With Jimmy’s coaching, Wally eventually returns the dog to her neighbor and the two have a bit of a breakthrough, which they celebrate with a hug that leaves Jimmy…well, feeling empty. His drug of choice is definitely not working, which is why he’s retreating into himself, blowing off celebrating with the gang (more on why in a bit), and getting into old habits.
Across town (or maybe just a few blocks away, as we do tend to stay in Pasadena for much of the time), Gabby is now wrestling with a problem of her own making: She’s made Thanksgiving plans with Liz and the gang but is unsure whether it makes sense to invite Derek. In a bit of a self-sabotaging move, she fibs about her plans for Turkey Day with her BF (who’s just as into trashy things as she is) and later has to suffer through a much-needed scolding from him when he realizes she’d been waffling about it for a while. Did she want to break things off? Why was she struggling with letting him in? A belated apology isn’t enough, and now we’re left wondering whether these two burrito-loving lovebirds will make it after all.
Thankfully, Brian is having a better time. Even as he remains as spastic as ever (Michael Urie’s scenes with Brian Gallivan, a writer on the show who plays an adoption agent, are just sublime), it seems he and Charlie are due for a win. Sure, they might have lost the baby last week but a nice gesture from Brian (a troll pencil) is enough to convince her to change her mind. That and learning the couple she’d chosen instead were, brace yourselves, Disney adults is all enough to get the gang together to celebrate.
Sans Jimmy, of course. In a moment that proves just how far he’s come, he actually decides to call Paul rather than go on a downward spiral. The scene of the two of them meeting at the bench where Paul and Alice meet is as sweet as the show gets.
Stray observations
- • “You can’t hide from your trauma. If you don’t deal with your past…. [explosion noise]” are truly words (and sound effects) to live by.
- • Oh, Sean not only got himself a new girlfriend but he may finally be moving out of Jimmy’s pool house (though maybe not to the apartment Liz’s Derek was hoping to buy and let him rent for an absurdly low rate?). There’s progress in Sean wanting to move on, but as Derek reminds him, sometimes not being ready to do so is fine.
- • I cannot believe Alice is dumping full-grown dude face Dylan—even if that subplot felt like an all too obvious device to get Derek to hear how Gabby often breaks up with her partners (ie., she freezes them out slowly, which…red flag)—all because he “we’d” her (as in “we’ll get through it”): “Nobody we’ds you without permission!”
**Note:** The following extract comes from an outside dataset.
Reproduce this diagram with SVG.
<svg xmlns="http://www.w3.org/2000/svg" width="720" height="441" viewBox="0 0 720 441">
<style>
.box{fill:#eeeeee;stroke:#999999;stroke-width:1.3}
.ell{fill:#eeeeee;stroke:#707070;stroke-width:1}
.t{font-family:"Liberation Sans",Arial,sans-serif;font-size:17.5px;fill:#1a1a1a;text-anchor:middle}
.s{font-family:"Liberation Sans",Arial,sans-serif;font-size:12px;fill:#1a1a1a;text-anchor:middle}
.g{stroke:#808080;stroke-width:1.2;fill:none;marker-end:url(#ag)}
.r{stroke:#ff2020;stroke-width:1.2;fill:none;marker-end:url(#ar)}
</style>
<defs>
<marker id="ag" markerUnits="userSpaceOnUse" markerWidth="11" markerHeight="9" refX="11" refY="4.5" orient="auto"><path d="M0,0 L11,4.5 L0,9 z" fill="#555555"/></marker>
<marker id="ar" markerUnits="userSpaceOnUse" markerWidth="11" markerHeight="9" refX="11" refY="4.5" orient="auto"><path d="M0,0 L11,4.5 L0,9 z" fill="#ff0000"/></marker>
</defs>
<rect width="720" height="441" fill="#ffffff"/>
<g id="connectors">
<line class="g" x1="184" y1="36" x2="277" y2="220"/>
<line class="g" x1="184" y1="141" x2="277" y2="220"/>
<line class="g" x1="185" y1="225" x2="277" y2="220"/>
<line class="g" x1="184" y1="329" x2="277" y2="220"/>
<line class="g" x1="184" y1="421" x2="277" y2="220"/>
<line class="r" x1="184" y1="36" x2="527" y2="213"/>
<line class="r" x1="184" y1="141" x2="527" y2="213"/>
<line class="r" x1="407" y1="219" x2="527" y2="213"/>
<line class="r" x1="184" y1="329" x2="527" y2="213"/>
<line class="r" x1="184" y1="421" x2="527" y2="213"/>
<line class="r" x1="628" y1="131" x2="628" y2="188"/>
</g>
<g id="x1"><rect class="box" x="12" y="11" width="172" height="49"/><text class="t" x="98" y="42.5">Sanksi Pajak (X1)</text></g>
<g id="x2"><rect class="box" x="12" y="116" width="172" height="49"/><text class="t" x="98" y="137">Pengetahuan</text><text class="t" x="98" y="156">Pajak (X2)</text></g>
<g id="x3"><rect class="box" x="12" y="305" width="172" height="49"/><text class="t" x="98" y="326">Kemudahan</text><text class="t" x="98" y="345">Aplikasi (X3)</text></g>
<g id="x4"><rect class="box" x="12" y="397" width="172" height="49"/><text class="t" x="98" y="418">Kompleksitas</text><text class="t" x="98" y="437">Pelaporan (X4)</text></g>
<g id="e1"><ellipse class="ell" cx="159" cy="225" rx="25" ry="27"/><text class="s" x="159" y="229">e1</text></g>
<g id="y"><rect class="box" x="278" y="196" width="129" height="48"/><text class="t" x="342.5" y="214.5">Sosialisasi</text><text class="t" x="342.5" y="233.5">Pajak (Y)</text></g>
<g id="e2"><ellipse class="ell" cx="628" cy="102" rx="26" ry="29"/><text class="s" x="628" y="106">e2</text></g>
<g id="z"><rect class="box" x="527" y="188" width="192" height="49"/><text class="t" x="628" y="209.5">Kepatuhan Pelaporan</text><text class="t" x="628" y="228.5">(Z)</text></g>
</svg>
- • If you set an entire set piece around a character’s bookshelf, know that I will pause and snoop around it. In this case, Gabby and Derek’s scene played out right in front of her stylish bookcase, and this is how we found out that, in addition to Gabby having a fabulous Wonder Woman comics poster (Vol 1. Issue 230, if you must know), she apparently sees fit to showcase the following books: “Keep The Damned Women Out”: The Struggle For Coeducation by Nancy Weiss Malkiel, Restaurant Man by Joe Bastianich, Draw Your Weapons by Sarah Sentilles, In the Image Of The Brain: Breaking The Barrier Between The Human Mind And Intelligent Machines by Jim Jubak, and, perhaps most bafflingly, Good To Great: Why Some Companies Make the Leap…And Others Don’t by Jim C. Collins.
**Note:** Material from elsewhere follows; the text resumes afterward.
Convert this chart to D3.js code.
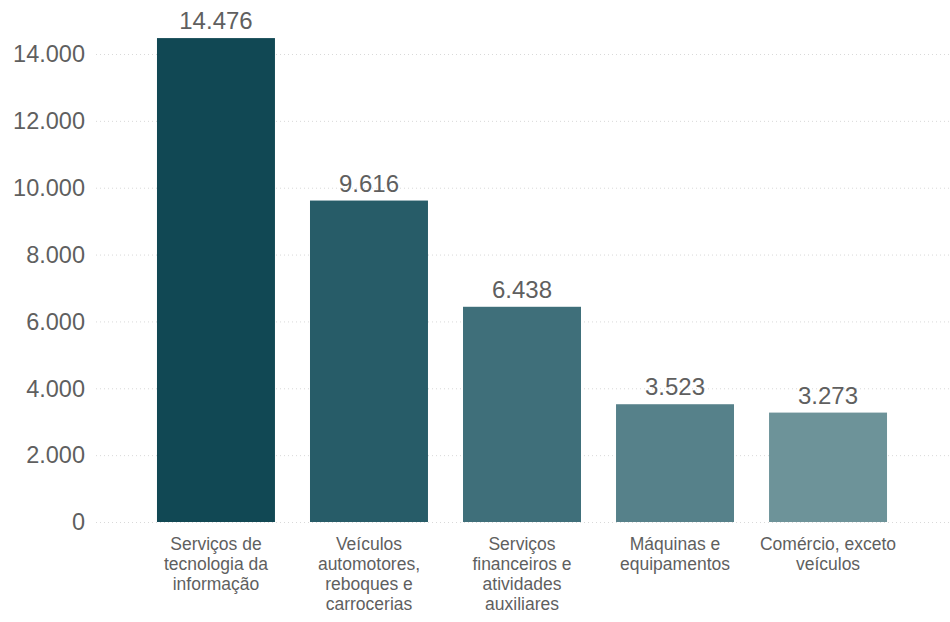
<!DOCTYPE html>
<html>
<head>
<meta charset="utf-8">
<script src="https://cdn.jsdelivr.net/npm/d3@7"></script>
<style>
  body { margin: 0; background: #fff; }
  text { font-family: "Liberation Sans", Arial, sans-serif; fill: #5f5f5f; }
</style>
</head>
<body>
<svg id="chart"></svg>
<script>
var categories = [
  ["Serviços de", "tecnologia da", "informação"],
  ["Veículos", "automotores,", "reboques e", "carrocerias"],
  ["Serviços", "financeiros e", "atividades", "auxiliares"],
  ["Máquinas e", "equipamentos"],
  ["Comércio, exceto", "veículos"]
];
var values = [14476, 9616, 6438, 3523, 3273];
var barColors = ["#114854", "#275c68", "#3f6f7a", "#56818a", "#6d9399"];
var yTicks = [0, 2000, 4000, 6000, 8000, 10000, 12000, 14000];

var width = 950, height = 622;
var margin = {top: 0, right: 2, bottom: 100, left: 98};

var svg = d3.select("#chart")
    .attr("width", width)
    .attr("height", height);

var fmt = function(v) { return d3.format(",")(v).replace(/,/g, "."); };

var xScale = d3.scaleBand()
    .domain(d3.range(values.length))
    .range([margin.left, width - margin.right])
    .paddingInner(0.229)
    .paddingOuter(0.392);

var yScale = d3.scaleLinear()
    .domain([0, 14000])
    .range([522, 54]);

// gridlines
svg.append("g").selectAll("line")
    .data(yTicks)
    .enter().append("line")
    .attr("x1", 96)
    .attr("x2", width)
    .attr("y1", function(d) { return yScale(d) + 0.5; })
    .attr("y2", function(d) { return yScale(d) + 0.5; })
    .style("stroke", "#d9d9d9")
    .style("stroke-width", 1)
    .style("stroke-dasharray", "1,3");

// y tick labels
svg.append("g").selectAll("text")
    .data(yTicks)
    .enter().append("text")
    .attr("x", 85)
    .attr("y", function(d) { return yScale(d); })
    .attr("dy", "0.35em")
    .attr("text-anchor", "end")
    .style("font-size", "23.5px")
    .text(fmt);

// bars
svg.append("g").selectAll("rect")
    .data(values)
    .enter().append("rect")
    .attr("x", function(d, i) { return xScale(i) - 1; })
    .attr("width", xScale.bandwidth())
    .attr("y", function(d) { return yScale(d); })
    .attr("height", function(d) { return yScale(0) - yScale(d); })
    .style("fill", function(d, i) { return barColors[i]; });

// value labels
svg.append("g").selectAll("text")
    .data(values)
    .enter().append("text")
    .attr("x", function(d, i) { return xScale(i) - 1 + xScale.bandwidth() / 2; })
    .attr("y", function(d) { return yScale(d) - 9; })
    .attr("text-anchor", "middle")
    .style("font-size", "24px")
    .text(fmt);

// category labels
var cats = svg.append("g").selectAll("text")
    .data(categories)
    .enter().append("text")
    .attr("text-anchor", "middle")
    .style("font-size", "17.5px");
cats.each(function(lines, i) {
  d3.select(this).selectAll("tspan")
      .data(lines)
      .enter().append("tspan")
      .attr("x", xScale(i) - 1 + xScale.bandwidth() / 2)
      .attr("y", function(d, j) { return 550 + j * 20; })
      .text(function(d) { return d; });
});
</script>
</body>
</html>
- • As a big Full Frontal With Samantha Bee and A Black Lady Sketch Show fan, I was delighted to see Ashley Nicole Black pop up as Gabby’s mom’s caretaker (who finds time to read Gabby to filth with one simple line: “My mom lives with me because I am a decent person.”) More of her please!
- • Only straights could find “Booty Burrity Bang Bang” (Taco Bell/hook up/Taco Bell) something to enjoy.